Hemophilia: Understanding an Invisible Risk

University of Iowa Health Science Relations
First Published: 2000
Last Revised: November 2004
Peer Review Status: Internally Peer Reviewed


Imagine one of your knees feeling like gelatin, wobbly and unstable, when you walk, or being hit hard in the arm and feeling your elbow begin to bleed internally. These are only two examples of what can happen to someone who has hemophilia.

In Iowa, approximately 200 people have been diagnosed with hemophilia. Hemophilia is a hereditary bleeding disorder that occurs when one of the blood's factors is missing, says Dr. C. Thomas Kisker, professor of pediatrics in the University of Iowa College of Medicine and principal investigator for the Great Plains Hemophilia Treatment Center (GPHTC) headquartered at UI Hospitals and Clinics. A priority of the treatment center is to educate patients, families, local health-care professionals, school personnel, and communities about hemophilia. Dispelling misconceptions is very important.

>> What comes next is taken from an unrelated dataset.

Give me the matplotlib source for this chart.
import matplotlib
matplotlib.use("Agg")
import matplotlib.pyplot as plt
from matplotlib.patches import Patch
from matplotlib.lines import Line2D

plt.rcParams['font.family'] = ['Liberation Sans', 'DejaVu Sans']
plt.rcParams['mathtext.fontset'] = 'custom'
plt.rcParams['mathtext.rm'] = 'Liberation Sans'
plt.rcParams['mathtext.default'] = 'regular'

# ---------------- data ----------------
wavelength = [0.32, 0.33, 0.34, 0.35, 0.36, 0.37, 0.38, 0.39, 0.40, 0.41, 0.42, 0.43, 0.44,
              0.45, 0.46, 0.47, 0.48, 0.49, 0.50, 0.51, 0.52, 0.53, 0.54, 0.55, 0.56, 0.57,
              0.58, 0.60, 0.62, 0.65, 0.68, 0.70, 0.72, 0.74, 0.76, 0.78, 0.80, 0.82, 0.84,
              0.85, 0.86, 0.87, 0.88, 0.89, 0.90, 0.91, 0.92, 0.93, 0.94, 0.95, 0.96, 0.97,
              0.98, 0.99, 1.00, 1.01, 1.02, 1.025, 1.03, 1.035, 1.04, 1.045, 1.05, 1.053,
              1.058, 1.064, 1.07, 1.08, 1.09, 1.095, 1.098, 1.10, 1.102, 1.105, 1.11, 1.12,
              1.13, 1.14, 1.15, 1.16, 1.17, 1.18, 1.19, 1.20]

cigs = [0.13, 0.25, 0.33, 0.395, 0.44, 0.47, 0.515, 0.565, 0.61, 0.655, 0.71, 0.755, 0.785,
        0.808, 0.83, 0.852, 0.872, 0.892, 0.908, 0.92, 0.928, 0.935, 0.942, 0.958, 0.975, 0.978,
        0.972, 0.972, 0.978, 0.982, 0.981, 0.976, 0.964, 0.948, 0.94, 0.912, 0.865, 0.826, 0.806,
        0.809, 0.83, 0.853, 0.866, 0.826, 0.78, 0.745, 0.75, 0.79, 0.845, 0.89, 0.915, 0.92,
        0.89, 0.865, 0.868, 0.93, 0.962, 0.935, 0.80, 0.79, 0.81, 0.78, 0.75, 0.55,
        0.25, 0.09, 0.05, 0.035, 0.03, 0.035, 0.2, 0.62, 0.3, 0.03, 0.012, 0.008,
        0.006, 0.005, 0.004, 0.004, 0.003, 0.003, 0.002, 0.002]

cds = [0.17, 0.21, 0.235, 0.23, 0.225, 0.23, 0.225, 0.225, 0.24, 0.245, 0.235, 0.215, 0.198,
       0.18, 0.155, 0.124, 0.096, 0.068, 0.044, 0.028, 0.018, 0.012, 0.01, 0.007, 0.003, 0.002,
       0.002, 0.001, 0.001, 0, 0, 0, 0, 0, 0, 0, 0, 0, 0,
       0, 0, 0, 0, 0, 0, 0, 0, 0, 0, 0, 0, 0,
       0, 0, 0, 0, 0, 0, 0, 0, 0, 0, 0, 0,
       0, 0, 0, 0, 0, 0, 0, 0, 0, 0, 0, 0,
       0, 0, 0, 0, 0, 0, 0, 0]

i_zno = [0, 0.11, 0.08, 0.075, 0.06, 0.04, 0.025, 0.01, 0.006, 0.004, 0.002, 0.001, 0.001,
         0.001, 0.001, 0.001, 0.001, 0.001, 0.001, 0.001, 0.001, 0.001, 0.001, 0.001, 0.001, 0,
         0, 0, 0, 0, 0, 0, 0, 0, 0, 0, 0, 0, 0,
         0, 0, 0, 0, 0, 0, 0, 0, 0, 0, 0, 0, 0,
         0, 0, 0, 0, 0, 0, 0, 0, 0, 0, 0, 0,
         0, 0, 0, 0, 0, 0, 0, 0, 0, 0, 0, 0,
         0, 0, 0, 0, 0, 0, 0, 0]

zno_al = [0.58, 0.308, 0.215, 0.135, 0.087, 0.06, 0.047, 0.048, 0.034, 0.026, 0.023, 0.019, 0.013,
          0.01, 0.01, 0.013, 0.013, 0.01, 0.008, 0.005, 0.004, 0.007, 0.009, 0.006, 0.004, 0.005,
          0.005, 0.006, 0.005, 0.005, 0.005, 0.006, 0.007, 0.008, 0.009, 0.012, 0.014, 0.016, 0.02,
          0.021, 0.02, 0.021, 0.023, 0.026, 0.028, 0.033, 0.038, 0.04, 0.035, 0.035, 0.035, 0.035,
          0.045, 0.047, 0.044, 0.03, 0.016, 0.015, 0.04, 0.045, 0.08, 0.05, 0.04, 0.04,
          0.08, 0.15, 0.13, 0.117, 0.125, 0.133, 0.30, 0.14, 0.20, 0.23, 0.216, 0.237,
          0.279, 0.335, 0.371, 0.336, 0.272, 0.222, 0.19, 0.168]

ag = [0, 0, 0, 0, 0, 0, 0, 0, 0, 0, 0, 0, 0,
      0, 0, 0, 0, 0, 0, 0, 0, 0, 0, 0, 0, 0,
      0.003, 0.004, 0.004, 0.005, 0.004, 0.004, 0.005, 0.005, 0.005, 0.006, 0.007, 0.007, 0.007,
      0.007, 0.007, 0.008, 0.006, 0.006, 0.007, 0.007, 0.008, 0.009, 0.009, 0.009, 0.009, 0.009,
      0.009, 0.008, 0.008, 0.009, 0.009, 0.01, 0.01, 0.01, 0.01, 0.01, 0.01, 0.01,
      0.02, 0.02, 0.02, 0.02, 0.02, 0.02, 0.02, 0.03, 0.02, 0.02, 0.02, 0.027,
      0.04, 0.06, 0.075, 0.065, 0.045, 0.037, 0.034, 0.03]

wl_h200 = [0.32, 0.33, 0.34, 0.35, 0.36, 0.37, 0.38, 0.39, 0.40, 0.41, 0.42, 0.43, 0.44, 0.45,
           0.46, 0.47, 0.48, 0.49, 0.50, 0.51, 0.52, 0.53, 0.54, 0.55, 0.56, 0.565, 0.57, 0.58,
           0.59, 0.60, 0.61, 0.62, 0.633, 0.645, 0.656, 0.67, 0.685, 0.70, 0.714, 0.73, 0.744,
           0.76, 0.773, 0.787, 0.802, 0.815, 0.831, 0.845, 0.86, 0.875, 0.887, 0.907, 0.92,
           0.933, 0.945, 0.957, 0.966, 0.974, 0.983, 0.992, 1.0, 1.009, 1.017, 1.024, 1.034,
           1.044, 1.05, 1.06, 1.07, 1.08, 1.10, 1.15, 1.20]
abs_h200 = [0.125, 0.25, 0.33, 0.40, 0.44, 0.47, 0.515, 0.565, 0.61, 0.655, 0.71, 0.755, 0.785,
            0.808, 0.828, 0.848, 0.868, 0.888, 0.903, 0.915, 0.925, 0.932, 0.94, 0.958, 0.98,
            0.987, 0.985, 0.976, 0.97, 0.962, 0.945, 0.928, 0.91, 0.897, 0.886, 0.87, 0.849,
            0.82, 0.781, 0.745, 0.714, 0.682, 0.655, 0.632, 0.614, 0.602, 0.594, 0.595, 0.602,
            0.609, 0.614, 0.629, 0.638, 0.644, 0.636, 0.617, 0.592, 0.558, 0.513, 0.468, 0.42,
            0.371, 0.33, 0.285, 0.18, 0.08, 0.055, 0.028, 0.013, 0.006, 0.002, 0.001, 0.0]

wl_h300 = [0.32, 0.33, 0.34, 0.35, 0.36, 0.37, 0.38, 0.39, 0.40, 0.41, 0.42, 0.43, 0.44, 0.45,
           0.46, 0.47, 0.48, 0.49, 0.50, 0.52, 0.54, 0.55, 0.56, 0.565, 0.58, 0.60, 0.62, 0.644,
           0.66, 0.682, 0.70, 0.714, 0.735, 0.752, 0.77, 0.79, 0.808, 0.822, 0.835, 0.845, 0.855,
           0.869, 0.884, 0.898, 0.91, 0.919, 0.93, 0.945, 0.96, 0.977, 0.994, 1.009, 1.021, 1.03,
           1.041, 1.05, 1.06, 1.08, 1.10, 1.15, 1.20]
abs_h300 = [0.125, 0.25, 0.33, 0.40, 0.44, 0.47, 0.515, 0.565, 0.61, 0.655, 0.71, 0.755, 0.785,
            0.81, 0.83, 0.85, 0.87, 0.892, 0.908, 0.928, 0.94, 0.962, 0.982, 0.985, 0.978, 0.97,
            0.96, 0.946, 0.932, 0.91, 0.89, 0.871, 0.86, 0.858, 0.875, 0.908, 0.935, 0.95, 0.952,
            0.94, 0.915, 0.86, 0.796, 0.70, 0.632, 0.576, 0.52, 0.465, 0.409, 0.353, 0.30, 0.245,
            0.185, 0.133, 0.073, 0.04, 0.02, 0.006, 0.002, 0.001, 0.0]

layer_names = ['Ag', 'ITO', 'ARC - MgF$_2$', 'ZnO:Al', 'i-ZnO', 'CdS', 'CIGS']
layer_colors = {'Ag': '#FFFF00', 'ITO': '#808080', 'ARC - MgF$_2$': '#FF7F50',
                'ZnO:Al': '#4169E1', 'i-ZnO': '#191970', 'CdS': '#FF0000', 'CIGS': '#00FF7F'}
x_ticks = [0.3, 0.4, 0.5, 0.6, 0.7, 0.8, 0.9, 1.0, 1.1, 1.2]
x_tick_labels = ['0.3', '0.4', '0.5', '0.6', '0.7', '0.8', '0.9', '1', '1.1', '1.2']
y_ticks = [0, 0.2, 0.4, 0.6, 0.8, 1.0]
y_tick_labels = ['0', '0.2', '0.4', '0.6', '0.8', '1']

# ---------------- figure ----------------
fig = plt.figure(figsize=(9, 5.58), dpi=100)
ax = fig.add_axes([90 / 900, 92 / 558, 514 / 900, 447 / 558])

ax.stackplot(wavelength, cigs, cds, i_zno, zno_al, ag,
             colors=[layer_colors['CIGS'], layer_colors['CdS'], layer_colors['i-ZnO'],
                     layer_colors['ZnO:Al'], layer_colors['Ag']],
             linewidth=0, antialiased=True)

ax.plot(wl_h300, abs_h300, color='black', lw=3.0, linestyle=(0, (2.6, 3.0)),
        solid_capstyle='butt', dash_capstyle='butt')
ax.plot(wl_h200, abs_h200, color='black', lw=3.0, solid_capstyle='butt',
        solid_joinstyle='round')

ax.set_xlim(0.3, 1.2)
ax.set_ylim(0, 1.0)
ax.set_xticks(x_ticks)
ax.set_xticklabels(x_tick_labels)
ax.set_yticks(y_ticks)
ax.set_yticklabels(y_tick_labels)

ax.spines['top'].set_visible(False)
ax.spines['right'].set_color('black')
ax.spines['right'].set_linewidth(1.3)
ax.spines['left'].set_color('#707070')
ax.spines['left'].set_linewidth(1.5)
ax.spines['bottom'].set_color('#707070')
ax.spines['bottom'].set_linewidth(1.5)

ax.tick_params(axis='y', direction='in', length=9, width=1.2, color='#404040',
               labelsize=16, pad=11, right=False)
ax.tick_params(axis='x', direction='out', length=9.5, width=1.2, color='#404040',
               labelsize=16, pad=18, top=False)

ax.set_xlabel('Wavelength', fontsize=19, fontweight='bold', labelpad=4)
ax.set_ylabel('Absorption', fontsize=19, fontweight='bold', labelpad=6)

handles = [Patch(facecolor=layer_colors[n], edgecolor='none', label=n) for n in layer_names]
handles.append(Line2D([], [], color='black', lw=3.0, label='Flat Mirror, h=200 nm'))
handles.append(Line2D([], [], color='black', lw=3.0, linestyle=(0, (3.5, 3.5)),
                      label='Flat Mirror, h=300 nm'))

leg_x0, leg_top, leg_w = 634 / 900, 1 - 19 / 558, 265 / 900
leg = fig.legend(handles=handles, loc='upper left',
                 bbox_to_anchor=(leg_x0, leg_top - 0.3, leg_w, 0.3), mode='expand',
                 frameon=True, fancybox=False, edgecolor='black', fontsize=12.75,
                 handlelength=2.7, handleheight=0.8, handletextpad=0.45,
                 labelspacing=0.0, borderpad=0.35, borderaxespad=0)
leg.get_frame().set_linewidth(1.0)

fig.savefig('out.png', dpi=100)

"If you touch people with hemophilia, they will not turn into a pool of blood," Kisker says. The only imitations on these individuals is that they cannot participate in heavy contact sports, such as football or boxing. Kisker notes that one of his patients is a varsity basketball player who takes preventive treatments before playing and another is a goalie on an ice hockey team.

"People with hemophilia do not bleed faster than normal, it just takes them longer to stop bleeding," Kisker notes. To stop bleeding, a person with hemophilia must inject a dose of their missing clotting factor. Ideally, this treatment should be done within minutes after the bleeding begins. While external bleeding is easily noticed, most bleeding in people with hemophilia occurs internally in joints and muscles. Symptoms such as swelling, pain, and stiffness may go unrecognized for hours.

"It is vital that people with hemophilia know when they are bleeding, which becomes easier with age and experience," Kisker says. People with severe hemophilia have between three and six bleeding episodes each month, while those with moderate hemophilia may need two to four treatments annually. Those with mild hemophilia are generally treated once every several years.

If parents are unaware they carry the defective hemophilia gene, the disorder may go undetected in an affected child for months after birth. Males are at greater risk for hemophilia while women are rarely afflicted with the disorder. In the United States, an estimated one in every 5,000 males has hemophilia. Because scientists have identified the hemophilia gene, therapies using replacement genes are being studied.

"Genetic engineering is the hope of the future," Kisker says. "Studies are underway using gene transplant to generate what is missing."